There is a big fire in the building. Embarrassed citizens watch the burning buildings, but the blue eye man does not give up. He carries his camera and continues to shoot footage of the building. The people who try to stop him from filming are chasing him, and the blue eye man keeps running to escape. This is a scene from the recent released film, <A Taxi Driver> (2017) This movie is about the Gwangju Democratization Movement, and the main character Jürgen Hinzpeter, who appeared in this film, attracted people’s attention. Though he was a reporter from Germany, he shared the anger and sorrow with Gwangju citizens like other Koreans.
His life as a journalist started in 1963 with him becoming a cameraman at ARD-NDR’s Hamburg office. His relationship with Korea began when he was sent as a special correspondent to Japan. He interviewed Kim Yeong-sam to uncover the situation under the rule of the Park Chung-hee regime. Then, on May 19th, 1980, he was told about the incident of Gwangju and headed Gwangju there himself. The image of Gwangju in his camera from May 20th over a period of 2 days, was simply horrendous. He took pictures of a group of soldiers in front of the Gwangju Provincial Government Building and the scene of citizens armed against illegal military violence. Then, on May 22nd, he hid the tapes in a box of snacks and send it overseas, and finally let the world know about the dire realities of Gwangju and Korea. He decided not to give up, and then returned to Gwangju on May 23rd. In September of 1980, he made a documentary called "South Korea at Crossroads" and informed the whole world about the reality in Korea.

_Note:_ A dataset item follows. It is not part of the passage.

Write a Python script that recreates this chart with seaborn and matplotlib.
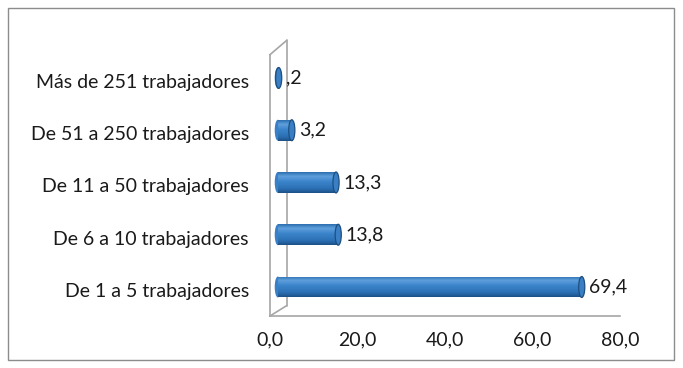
import matplotlib
matplotlib.use("Agg")
import matplotlib.pyplot as plt
import matplotlib.transforms as mtrans
from matplotlib.colors import LinearSegmentedColormap
import seaborn as sns
import numpy as np
import pandas as pd
from matplotlib.patches import Ellipse, Rectangle
from matplotlib.lines import Line2D

categorias = [
    "Más de 251 trabajadores",
    "De 51 a 250 trabajadores",
    "De 11 a 50 trabajadores",
    "De 6 a 10 trabajadores",
    "De 1 a 5 trabajadores",
]
valores = [0.2, 3.2, 13.3, 13.8, 69.4]
etiquetas = [",2", "3,2", "13,3", "13,8", "69,4"]
ticks_x = [0, 20, 40, 60, 80]
ticks_x_txt = ["0,0", "20,0", "40,0", "60,0", "80,0"]

df = pd.DataFrame({"cat": categorias, "val": valores})

sns.set_style("white")
plt.rcParams["font.family"] = ["Lato", "DejaVu Sans"]

fig = plt.figure(figsize=(6.83, 3.68), dpi=100)
ax = fig.add_axes([0.395, 0.141, 0.513, 0.71])

gris = "#a6a6a6"
azul = "#2f78c0"
borde = "#1d4f80"
txt = "#1a1a1a"

# desplazamiento de profundidad (3D)
prof = mtrans.offset_copy(ax.transData, fig=fig, x=8, y=3, units="dots")

sns.barplot(data=df, x="val", y="cat", orient="h", color=azul, width=0.4,
            edgecolor="none", linewidth=0, saturation=1, ax=ax)

cmap = LinearSegmentedColormap.from_list(
    "cil", [(0.0, "#2c6eb0"), (0.2, "#5f9fdc"), (0.45, "#3b84cb"), (0.8, "#2b6fb3"), (1.0, "#1d5088")])
grad = np.linspace(0, 1, 64).reshape(-1, 1)

for i, (bar, v) in enumerate(zip(ax.patches, valores)):
    bar.set_transform(prof)
    bar.set_zorder(2)
    x0, y0, w, h = bar.get_x(), bar.get_y(), bar.get_width(), bar.get_height()
    ax.add_patch(Ellipse((0, i), width=1.4, height=0.4, facecolor="#3a80c6",
                         edgecolor="none", transform=prof, zorder=2.2))
    im = ax.imshow(grad, cmap=cmap, aspect="auto", origin="upper",
                   extent=[x0, x0 + w, y0 + h, y0], transform=prof, zorder=2.5)
    im.set_clip_path(bar)
    ax.add_patch(Ellipse((v, i), width=1.4, height=0.4, facecolor="#3a7fc4",
                         edgecolor=borde, linewidth=0.9, transform=prof, zorder=4))
    ax.text(v + 1.6, i, etiquetas[i], va="center", ha="left", fontsize=14,
            color=txt, transform=prof)

ax.set_xlim(0, 80)
ax.set_ylim(4.5, -0.5)
ax.set_xticks(ticks_x)
ax.set_xticklabels(ticks_x_txt, fontsize=14, color=txt)
ax.set_yticks(range(len(categorias)))
ax.set_yticklabels(categorias, fontsize=14, color=txt)
ax.set_yticks([i - 0.5 for i in range(len(categorias) + 1)], minor=True)
ax.tick_params(axis="y", which="major", length=0, pad=15)
ax.tick_params(axis="y", which="minor", length=7, color=gris, width=1)
ax.tick_params(axis="x", length=5, color=gris, width=1, direction="out", pad=6)
ax.set_xlabel("")
ax.set_ylabel("")

for s in ["top", "right"]:
    ax.spines[s].set_visible(False)
for s in ["left", "bottom"]:
    ax.spines[s].set_color(gris)
    ax.spines[s].set_linewidth(1.2)

# pared trasera (efecto 3D)
tr = ax.transAxes
ax.add_line(Line2D([0.0, 0.048], [1.0, 1.055], transform=tr, color=gris, lw=1.2, clip_on=False))
ax.add_line(Line2D([0.048, 0.048], [1.055, 0.04], transform=tr, color=gris, lw=1.2, clip_on=False, zorder=1))
ax.add_line(Line2D([0.048, 0.0], [0.04, 0.0], transform=tr, color=gris, lw=1.2, clip_on=False))

fig.patches.append(Rectangle((0.012, 0.022), 0.975, 0.955, transform=fig.transFigure,
                             fill=False, edgecolor="#8c8c8c", linewidth=1))

fig.savefig("out.png", dpi=100)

Many images taken by Hinzpeter were the most objective data that contradicted the claims of the soldiers arguing that an unknown mob seized Gwangju. Hinzpeter’s true report was a ray of hope for the citizens of Gwangju. In 2003, he received the spotlight again being awarded the Song Kun-ho journalism award in 2003. As he had suffered from heart disease, he was known to have made a will that he wanted to be buried in Gwangju, so we can feel his affection for Gwangju.
He stood between life and death caused by his heart disease in 2004, soon recovered but unfortunately passed away in 2016 after spending the rest of his life. He recalled 1980. “It will not be meaningful if the image is only in my head.” The tenacity of Hinzpeter finally contributed to spreading truths throughout the world. CAH is grateful for the passion of Jürgen Hinzpeter, who made a sacrifice for Korea’s democracy.